Нашу программу продолжает сеанс магии с последующим разоблачением — слабонервных и детей просят удалиться!
«Это были слова самой черной решимости, от которых должны были проснуться мертвые», — подсказывает Д.Б. Во мне, однако, эта авана кедавра разбудила психолингвиста. Система фоносемантической оценки текстов ВААЛ оценила быковскую заумь как грубую (41,1 процента), мужественную (41,9 процента), страшную (43,1 процента) и злую (30,2 процента). Живо представляю, как автор компонует мужественные сонорные со страшными щелевыми, снова и снова сверяясь с диаграммой на мониторе. В общем, исполать вдохновителю ВААЛа Журавлеву и авторам Дымшицу, Белянину и Шалаку.
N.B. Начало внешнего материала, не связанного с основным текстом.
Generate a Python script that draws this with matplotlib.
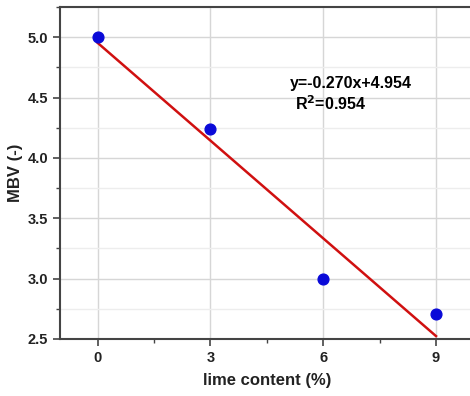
import numpy as np
import matplotlib
matplotlib.use("Agg")
import matplotlib.pyplot as plt
from matplotlib.ticker import MultipleLocator

# Measured data
lime_content = [0, 3, 6, 9]
mbv = [5.00, 4.24, 3.00, 2.71]

# Linear fit parameters
slope = -0.270
intercept = 4.954
r_squared = 0.954

plt.rcParams['font.family'] = ['Liberation Sans', 'DejaVu Sans']

fig = plt.figure(figsize=(4.7, 3.96), dpi=100)
ax = fig.add_axes([0.1277, 0.144, 0.88, 0.838])

ax.set_xlim(-1, 10)
ax.set_ylim(2.5, 5.25)

ax.xaxis.set_major_locator(MultipleLocator(3))
ax.xaxis.set_minor_locator(MultipleLocator(1.5))
ax.yaxis.set_major_locator(MultipleLocator(0.5))
ax.yaxis.set_minor_locator(MultipleLocator(0.25))

ax.grid(which='major', color='#d6d6d6', linewidth=1.0)
ax.grid(which='minor', axis='y', color='#ededed', linewidth=1.0)
ax.set_axisbelow(True)

fit_x = np.array([lime_content[0], lime_content[-1]])
fit_y = slope * fit_x + intercept
ax.plot(fit_x, fit_y, color='#d01010', linewidth=1.8, zorder=2)
ax.scatter(lime_content, mbv, s=60, color='#0a0ad8', zorder=3, clip_on=False)

ax.text(5.1, 4.62, f'y={slope:.3f}x+{intercept:.3f}', fontsize=11.5, fontweight='bold',
        ha='left', va='center')
ax.text(5.25, 4.45, f'R$^\\mathbf{{2}}$={r_squared:.3f}', fontsize=11.5, fontweight='bold',
        ha='left', va='center')

for side in ['left', 'bottom', 'top']:
    ax.spines[side].set_color('#444444')
    ax.spines[side].set_linewidth(1.5)
ax.spines['right'].set_visible(False)

ax.tick_params(which='major', direction='out', length=5, width=1.2, color='#444444', labelsize=10.5)
ax.tick_params(which='minor', direction='out', length=3, width=1.0, color='#444444')
ax.tick_params(top=False, which='both')

ax.set_xticks([0, 3, 6, 9])
ax.set_xticklabels(['0', '3', '6', '9'], fontweight='bold', color='#222222')
ax.set_yticks([2.5, 3.0, 3.5, 4.0, 4.5, 5.0])
ax.set_yticklabels(['2.5', '3.0', '3.5', '4.0', '4.5', '5.0'], fontweight='bold', color='#222222')

ax.set_xlabel('lime content (%)', fontsize=12, fontweight='bold', color='#222222', labelpad=6)
ax.set_ylabel('MBV (-)', fontsize=12, fontweight='bold', color='#222222', labelpad=3)

fig.savefig('out.png', dpi=100)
Ну, поиграли в Гарри Поттера, и хватит: всякое безобразие должно свое приличие иметь. Ан нет. В начале сентября прошлого года в сообществе ru-bykov появился характерный пост: «Каждая книга должна быть немного магией, должна воздействовать на читателя не только рациональными, но какими-то тайными, почти шаманскими способами… Я прибегнул к тем технологиям, которые на мой взгляд гораздо более действенны, чем печатное слово… Я надеюсь, что читатель (благодаря моим тайным познаниям, к которым я шел очень долго) примет правильное решение и наша жизнь прекрасно изменится». Дмитрий Львович, а воду заряжать не пробовали? — свято место до сих пор пусто…
***
Под занавес, если позволите, еще два слова о цикличности истории — благо люблю эту материю ничуть не меньше Быкова. Воистину ничто не ново под русским солнцем. Года три назад Алексей Варламов издал точно такой же роман. С Легкобытовым-Пришвиным и Крудом-Грином. С эрзац-сюжетом — тщательно размазанной на полтыщи страниц метафорой. С прозрачными намеками на современность. С аллегорической отроковицей, которая все искала, какому б чародею вручить разбойную красу, а в финале была зверски поругана пьяными красногвардейцами. Сочинитель раздал стопятьсот интервью, рецензенты порвали два баяна… Много шума — и ничего. Не помню, чтоб «Мысленный волк» обитал в домашних библиотеках. А полтора десятка лет назад точно та же история вышла с «Орфографией», вымученной ровно по тем же канонам: схема, кокетливо названная «оперой», метафора как лейтмотив, литературная кадриль non-stop, Хламида-Горький, Корабельников-Маяковский, Шендерович в легком гриме, — а в сухом остатке ничего. Пишется, но не слышится, как упраздненный «еръ».
И на фиг бы оно сдалось, очередное стояние на Калке?